Mining Health Claims Data for Assessing Patient Risk
Abstract
As all countries struggle with rising medical costs and increased demand for services, there is enormous need and opportunity for mining claims and encounter data to predict risk. This chapter discusses the important topic, to health systems and other payers, of the identification and modeling of health risk. We begin with a definition of health risk that focuses on the frequency and severity of the events that cause patients to use healthcare services. The distribution of risk among members of a population is highly skewed, with a few members using disproportionate amounts of resources, and the large majority using more moderate resources.
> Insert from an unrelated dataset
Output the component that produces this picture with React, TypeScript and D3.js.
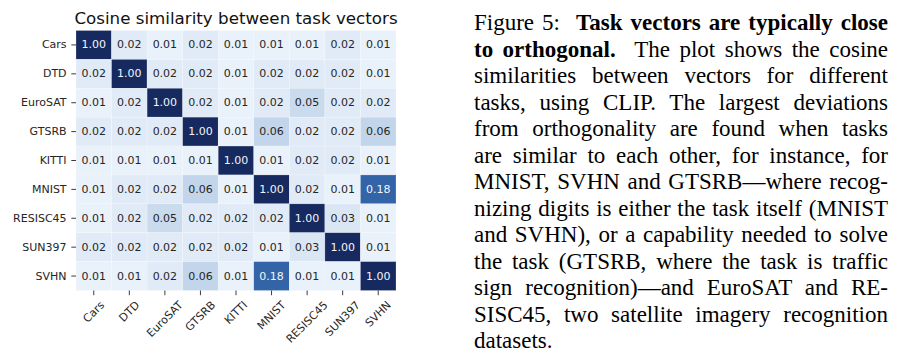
import React, { useRef, useEffect } from 'react';
import * as d3 from 'd3';

const tasks = ['Cars', 'DTD', 'EuroSAT', 'GTSRB', 'KITTI', 'MNIST', 'RESISC45', 'SUN397', 'SVHN'];

const rowCars = [1.0, 0.02, 0.01, 0.02, 0.01, 0.01, 0.01, 0.02, 0.01];
const rowDTD = [0.02, 1.0, 0.02, 0.02, 0.01, 0.02, 0.02, 0.02, 0.01];
const rowEuroSAT = [0.01, 0.02, 1.0, 0.02, 0.01, 0.02, 0.05, 0.02, 0.02];
const rowGTSRB = [0.02, 0.02, 0.02, 1.0, 0.01, 0.06, 0.02, 0.02, 0.06];
const rowKITTI = [0.01, 0.01, 0.01, 0.01, 1.0, 0.01, 0.02, 0.02, 0.01];
const rowMNIST = [0.01, 0.02, 0.02, 0.06, 0.01, 1.0, 0.02, 0.01, 0.18];
const rowRESISC45 = [0.01, 0.02, 0.05, 0.02, 0.02, 0.02, 1.0, 0.03, 0.01];
const rowSUN397 = [0.02, 0.02, 0.02, 0.02, 0.02, 0.01, 0.03, 1.0, 0.01];
const rowSVHN = [0.01, 0.01, 0.02, 0.06, 0.01, 0.18, 0.01, 0.01, 1.0];

const matrix = [rowCars, rowDTD, rowEuroSAT, rowGTSRB, rowKITTI, rowMNIST, rowRESISC45, rowSUN397, rowSVHN];

const title = 'Cosine similarity between task vectors';

// caption lines, each a list of [text, bold]
const captionLines: [string, boolean][][] = [
    [['Figure 5:  ', false], ['Task vectors are typically close', true]],
    [['to orthogonal.', true], ['  The plot shows the cosine', false]],
    [['similarities between vectors for different', false]],
    [['tasks, using CLIP. The largest deviations', false]],
    [['from orthogonality are found when tasks', false]],
    [['are similar to each other, for instance, for', false]],
    [['MNIST, SVHN and GTSRB\u2014where recog-', false]],
    [['nizing digits is either the task itself (MNIST', false]],
    [['and SVHN), or a capability needed to solve', false]],
    [['the task (GTSRB, where the task is traffic', false]],
    [['sign recognition)\u2014and EuroSAT and RE-', false]],
    [['SISC45, two satellite imagery recognition', false]],
    [['datasets.', false]],
];

const W = 902;
const H = 359;

const App = () => {
    const svgRef = useRef<SVGSVGElement>(null);

    useEffect(() => {
        const svg = d3.select(svgRef.current);
        svg.selectAll('*').remove();

        const left = 76, right = 396, top = 30.5, bottom = 290.5;
        const font = '"DejaVu Sans", sans-serif';
        const fs = 11;

        const x = d3.scaleBand().domain(tasks).range([left, right]);
        const y = d3.scaleBand().domain(tasks).range([top, bottom]);

        const color = d3.scaleLinear<string>()
            .domain([0, 0.06, 0.18, 1])
            .range(['#f1f6fd', '#c2d5ea', '#3364a8', '#162a5f'])
            .interpolate(d3.interpolateRgb);

        const cells = matrix.flatMap((row, i) => row.map((v, j) => ({ r: tasks[i], c: tasks[j], v })));

        const g = svg.append('g');

        g.selectAll('rect.cell')
            .data(cells)
            .enter().append('rect')
            .attr('class', 'cell')
            .attr('x', d => x(d.c)!)
            .attr('y', d => y(d.r)!)
            .attr('width', x.bandwidth())
            .attr('height', y.bandwidth())
            .attr('fill', d => color(d.v))
            .attr('stroke', '#ffffff')
            .attr('stroke-opacity', 0.35)
            .attr('stroke-width', 0.6);

        g.selectAll('text.val')
            .data(cells)
            .enter().append('text')
            .attr('class', 'val')
            .attr('x', d => x(d.c)! + x.bandwidth() / 2)
            .attr('y', d => y(d.r)! + y.bandwidth() / 2)
            .attr('text-anchor', 'middle')
            .attr('dominant-baseline', 'central')
            .style('font-family', font)
            .style('font-size', `${fs}px`)
            .attr('fill', d => d.v > 0.12 ? '#f2f5fa' : '#262626')
            .text(d => d.v.toFixed(2));

        // y axis
        const yAxis = g.append('g');
        tasks.forEach(t => {
            const cy = y(t)! + y.bandwidth() / 2;
            yAxis.append('line')
                .attr('x1', left - 4.7).attr('x2', left)
                .attr('y1', cy).attr('y2', cy)
                .attr('stroke', '#262626').attr('stroke-width', 0.9);
            yAxis.append('text')
                .attr('x', left - 9.4)
                .attr('y', cy)
                .attr('text-anchor', 'end')
                .attr('dominant-baseline', 'central')
                .style('font-family', font)
                .style('font-size', `${fs}px`)
                .attr('fill', '#262626')
                .text(t);
        });

        // x axis, rotated labels centred under each tick
        const xAxis = g.append('g');
        tasks.forEach(t => {
            const cx = x(t)! + x.bandwidth() / 2;
            xAxis.append('line')
                .attr('x1', cx).attr('x2', cx)
                .attr('y1', bottom).attr('y2', bottom + 4.7)
                .attr('stroke', '#262626').attr('stroke-width', 0.9);
            const label = xAxis.append('text')
                .attr('text-anchor', 'middle')
                .attr('dominant-baseline', 'central')
                .style('font-family', font)
                .style('font-size', `${fs}px`)
                .attr('fill', '#262626')
                .text(t);
            const w = (label.node() as SVGTextElement).getComputedTextLength();
            const h = fs * 0.85;
            const half = (w + h) / (2 * Math.SQRT2);
            const cy = bottom + 4.7 + 4.7 + half;
            label.attr('transform', `translate(${cx},${cy}) rotate(-45)`);
        });

        svg.append('text')
            .attr('x', (left + right) / 2)
            .attr('y', 24)
            .attr('text-anchor', 'middle')
            .style('font-family', font)
            .style('font-size', '16.7px')
            .attr('fill', '#111')
            .text(title);

        // caption, justified line by line
        const capLeft = 474, capRight = 888;
        const cap = svg.append('g');
        captionLines.forEach((parts, i) => {
            const line = cap.append('text')
                .attr('x', capLeft)
                .attr('y', 30 + i * 26.5)
                .attr('xml:space', 'preserve')
                .style('white-space', 'pre')
                .style('font-family', '"Liberation Serif", "Times New Roman", serif')
                .style('font-size', '23px')
                .attr('fill', '#000');
            parts.forEach(([s, b]) => {
                line.append('tspan')
                    .style('font-weight', b ? 'bold' : 'normal')
                    .text(s);
            });
            if (i < captionLines.length - 1) {
                const full = parts.map(p => p[0]).join('');
                const spaces = (full.match(/ /g) || []).length;
                const natural = (line.node() as SVGTextElement).getComputedTextLength();
                const extra = (capRight - capLeft - natural) / spaces;
                line.style('word-spacing', `${extra}px`);
            }
        });
    }, []);

    return (
        <div style={{ position: 'absolute', left: 0, top: 0 }}>
            <svg ref={svgRef} width={W} height={H} style={{ display: 'block', background: '#fff' }}></svg>
        </div>
    );
};

export default App;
An important modeling challenge to health analysts and actuaries is the prediction of those members of the population whose experience will place them in the tail of the distribution with low frequency but high severity. Actuaries have traditionally modeled risk using age and sex, and other factors (such as geography and employer industry) to predict resource use. We review typical actuarial models and then evaluate the potential for increasing the relevance and accuracy of risk prediction using medical condition-based models. We discuss the types of data frequently available to analysts in health systems which generate medical and drug claims, and their interpretation. We also develop a simple grouper model to illustrate the principle of “grouping” of diagnosis codes for analysis. We examine in more depth the process of developing algorithms to identify the medical condition(s) present in a population as the basis for predicting risk, and conclude with a discussion of some of the commercially-available grouper models used for this purpose in the U.S. and other countries.